USP: Médicos divergem a respeito do uso de drogas

Estudo mostra que não há consenso entre a classe médica sobre o que pode ser considerado 'droga' e quais sintomas indicam uma patologia

qua, 22/12/2004 - 19h50 | Do Portal do Governo

O debate público a respeito do uso de drogas atualmente se prende à opinião médica e camufla controvérsias. Essa é a conclusão de uma pesquisa, realizada na Faculdade de Filosofia, Letras e Ciências Sociais (FFLCH) da USP, que analisou as características dos discursos presentes nessa discussão. O antropólogo Maurício Fiore concluiu que a classe médica está longe de atingir um consenso, com relação a recomendações e conceitos, e que a mídia não é o espaço de opiniões e conhecimentos múltiplos que afirma ser.

De acordo com Fiore, um pressuposto essencial de seu trabalho é a visão de que o uso de drogas é um problema social historicamente recente – coincide com a consolidação, no século XIX, da medicina como um saber científico e legítimo. A partir desse ponto, o debate centrou-se, no Ocidente, sobre os eixos da medicalização (abordagem sob uma perspectiva médica) e do crime.

Para seu estudo, o antropólogo entrevistou dez médicos ligados a universidades – USP e Unifesp – e a instituições que oferecem tratamento a dependentes de drogas. O pesquisador detectou controvérsias da opinião médica a respeito da definição do termo ‘drogas’. Trata-se de uma divergência semelhante à encontrada entre a população em geral: há uma tendência a dissociar as substâncias psicoativas legais (álcool e cigarro, por exemplo) das ilegais (maconha, cocaína, heroína). O termo ‘drogas’ costuma ser empregado apenas para estas últimas.

Também há controvérsias quanto ao processo de identificação de uma doença. ‘Foi praticamente consensual a afirmação de que nem todo usuário de drogas pode ser considerado um doente’, informa o antropólogo. Para os médicos, o principal indicador de que uma pessoa se encontra num estado patológico de abuso está no desrespeito às convenções sociais consideradas normais. Nesse caso, o julgamento da situação de dependência é transferido a familiares, amigos, colegas de trabalho e ao próprio Estado.

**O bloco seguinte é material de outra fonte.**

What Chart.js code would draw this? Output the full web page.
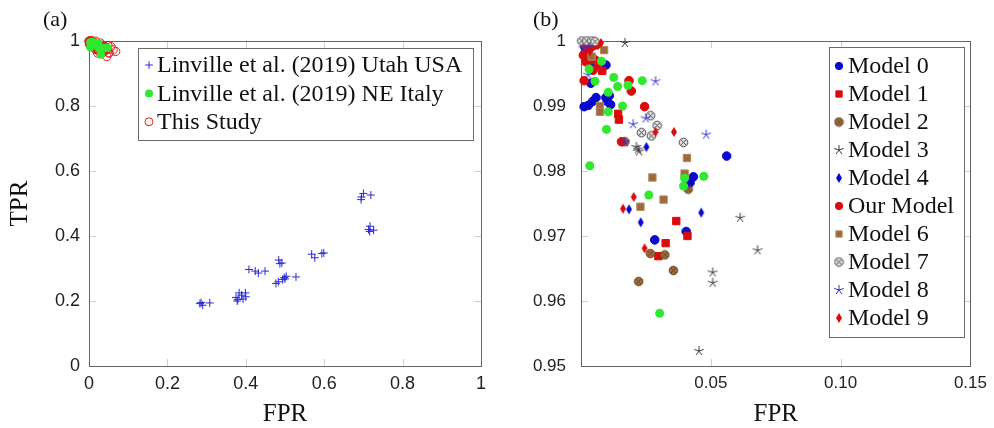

Quanto às motivações para o uso de drogas, três fatores foram apontados pelos médicos como determinantes: uma curiosidade típica da adolescência, a busca de uma fuga ou compensação para uma vida difícil, ou simplesmente o prazer.

Limitações da mídia

Fiore chama a atenção para a expressiva participação de médicos no debate público proposto pela mídia. ‘Quando o assunto é especificamente o uso de ‘drogas’, a presença da medicina é preponderante sobre qualquer outra classe de especialistas’, diz. Assim, numa discussão que envolve também aspectos sociais e legais, é de se estranhar a escassez de opiniões de juízes, antropólogos e sociólogos, por exemplo.

Outra limitação da mídia está na apresentação de posicionamentos dicotômicos – como ser ‘a favor’ ou ‘contra’, ‘fazer bem’ ou ‘fazer mal’. Dessa forma, a fala da autoridade médica é utilizada apenas para reforçar, cientificamente, uma posição pré-existente, moldada pela moral da comunidade.

Redução de Danos

Fiore notou uma divisão de opiniões entre o grupo de médicos que defende uma visão mais ‘tradicional’ do uso de drogas e aquele que adere à chamada Redução de Danos (RD), uma estratégia que, segundo ele, ‘se baseia em fatos, e não em crenças’ e que observa tanto aspectos negativos quanto positivos do uso de drogas – como crises de abstinência e o prazer induzido pelas drogas.

O grupo acredita que não é possível eliminar por completo o uso de drogas – algo que a visão tradicional toma como ideal – e defende uma ‘desmedicalização’ do debate. Para essa vertente, o centro da discussão deve ser transferido das questões fisiológicas para os aspectos sociais, culturais e psicológicos.